What a difference a couple of years makes. Boeing returned to Dubai last week on a roll. On Nov. 10 a long-range 777 flew 13,422 miles in one shot, shattering the distance record for commercial flight. The company's stock price had nearly tripled in the past two years. By Thanksgiving, the Dubai show was over--and, boosted by 138 new sales, Boeing's order book had swelled to 801, which will likely top its European adversary's 2005 tally by more than 100 jets.
For a time, Airbus looked too tough to beat. It made a bold bet with its A380, a new double-decker "flying cruise ship," designed to ferry 555 passengers between major hubs. But Boeing believed carriers would move to offer more frequent nonstop flights using smaller jets and avoiding big airports. So it rolled out the 787 Dream-liner, set to enter service in 2008. The 250-seater's selling point: an ultralight design that lets it fly nonstop from Los Angeles to Sydney and burn 20 percent less fuel than other planes its size.

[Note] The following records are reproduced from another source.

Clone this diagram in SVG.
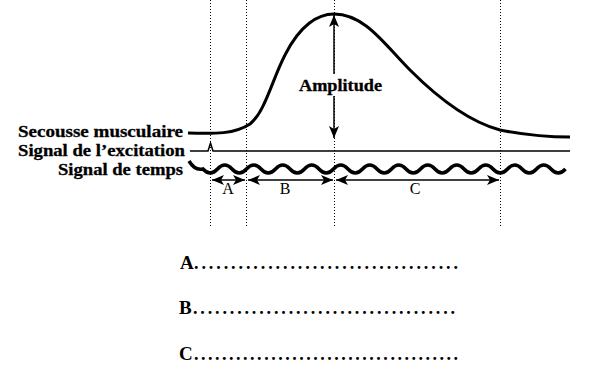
<svg xmlns="http://www.w3.org/2000/svg" width="600" height="379" viewBox="0 0 600 379">
<style>
.lbl{font-family:"Liberation Serif","Times New Roman",serif;font-weight:bold;font-size:17px;fill:#000;stroke:#000;stroke-width:0.3}
.seg{font-family:"Liberation Serif","Times New Roman",serif;font-size:16px;fill:#000}
.dot{stroke:#000;stroke-width:1;stroke-dasharray:1,2;fill:none}
.ln{stroke:#000;fill:none}
.arr{stroke:#000;stroke-width:1.5;fill:none;marker-start:url(#ah);marker-end:url(#ah)}
.ans{font-family:"Liberation Serif","Times New Roman",serif;font-size:18px;fill:#000}
.let{font-weight:bold;font-size:19px}
</style>
<defs>
<marker id="ah" viewBox="0 0 12 10" refX="12" refY="5" markerWidth="12" markerHeight="10" markerUnits="userSpaceOnUse" orient="auto-start-reverse">
<path d="M0,0 L12,5 L0,10 L3,5 z" fill="#000"/>
</marker>
</defs>
<g id="guides">
<line class="dot" x1="210.5" y1="0" x2="210.5" y2="228"/>
<line class="dot" x1="246.5" y1="0" x2="246.5" y2="228"/>
<line class="dot" x1="334.5" y1="0" x2="334.5" y2="228"/>
<line class="dot" x1="500.5" y1="0" x2="500.5" y2="228"/>
</g>
<g id="secousse">
<path class="ln" stroke-width="3" d="M188,133 C215,134 235,134 250,124 C265,112 272,80 285,55 C300,25 318,14 334,14 C365,14 385,45 410,70 C440,100 470,122 500,130 C530,136 550,137 570,137"/>
</g>
<g id="excitation">
<path class="ln" stroke-width="1.5" d="M190,151 L208,151 L210.5,143 L213,151 L570,151"/>
</g>
<g id="temps">
<path class="ln" stroke-width="3.5" d="M189,161 Q195,171 203,169 q7.25,8 14.5,0 t14.5,0 t14.5,0 t14.5,0 t14.5,0 t14.5,0 t14.5,0 t14.5,0 t14.5,0 t14.5,0 t14.5,0 t14.5,0 t14.5,0 t14.5,0 t14.5,0 t14.5,0 t14.5,0 t14.5,0 t14.5,0 t14.5,0 t14.5,0 t14.5,0 t14.5,0 t14.5,0 t14.5,0"/>
</g>
<g id="connectors">
<line class="arr" x1="212" y1="180" x2="245" y2="180"/>
<line class="arr" x1="248" y1="180" x2="333" y2="180"/>
<line class="arr" x1="336" y1="180" x2="499" y2="180"/>
<line class="arr" x1="334" y1="15" x2="334" y2="138"/>
</g>
<g id="amplitude">
<rect x="297" y="74" width="88" height="22" fill="#fff"/>
<text class="lbl" x="299" y="91" textLength="83" lengthAdjust="spacingAndGlyphs">Amplitude</text>
</g>
<g id="labels">
<text class="lbl" x="18" y="137" textLength="165" lengthAdjust="spacingAndGlyphs">Secousse musculaire</text>
<text class="lbl" x="18" y="156" textLength="167" lengthAdjust="spacingAndGlyphs">Signal de l’excitation</text>
<text class="lbl" x="58" y="175" textLength="125" lengthAdjust="spacingAndGlyphs">Signal de temps</text>
<text class="seg" x="228" y="194" text-anchor="middle">A</text>
<text class="seg" x="285" y="194" text-anchor="middle">B</text>
<text class="seg" x="415" y="194" text-anchor="middle">C</text>
</g>
<g id="answers">
<text class="ans" x="180" y="269"><tspan class="let">A</tspan><tspan x="194" font-weight="bold" textLength="264" lengthAdjust="spacing">....................................</tspan></text>
<text class="ans" x="179" y="314"><tspan class="let">B</tspan><tspan x="193" font-weight="bold" textLength="262" lengthAdjust="spacing">....................................</tspan></text>
<text class="ans" x="179" y="360"><tspan class="let">C</tspan><tspan x="194" font-weight="bold" textLength="264" lengthAdjust="spacing">......................................</tspan></text>
</g>
</svg>
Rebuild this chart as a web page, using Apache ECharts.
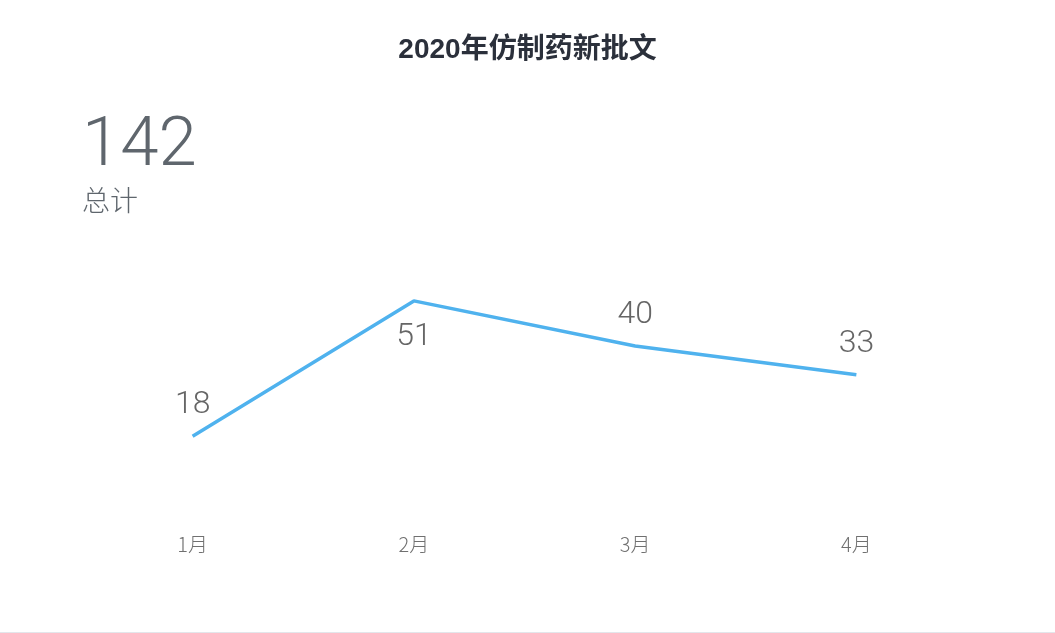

The timing was right. With global passenger traffic rising fast, airlines have gone on a shopping spree--and the high cost of oil is now driving many carriers' buying decisions. Consider, for example, the companies' long-range jets. Airbus's A340 has four engines; Boeing's 777 has two. The result: the Boeing burns 24 percent less fuel per seat mile (and typically outsells its European counterpart 10-1). According to Boeing execs, efficiency also explains why its flagship 787 Dreamliner has doubled Airbus's A380 order total. "There's no question that the high-fuel-price environment has been extraordinarily good to us," says Nicole Piasecki, the company's VP of marketing and business strategy.
Meanwhile, Airbus is losing altitude. In June, the company acknowledged that production difficulties have delayed delivery of the A380 from mid-2006 to early 2007. What's more, its direct answer to the 787, the A350, won't hit the market until 2010, two years after the Dreamliner. "They've got a good mousetrap there," says Airbus's chief salesman, John Leahy.
Who will win in the long run? That depends on how you define victory. Boeing once hoped to fill two thirds of all aircraft orders. But now it may celebrate any year it captures more than 50 percent of the market. "Both companies are too good to be permanently eclipsed," says Ed Greenslet, editor of Airline Monitor. "Some decades, Boeing will have the best products; some decades, it'll be Airbus." But for now, Boeing is enjoying the wind at its back.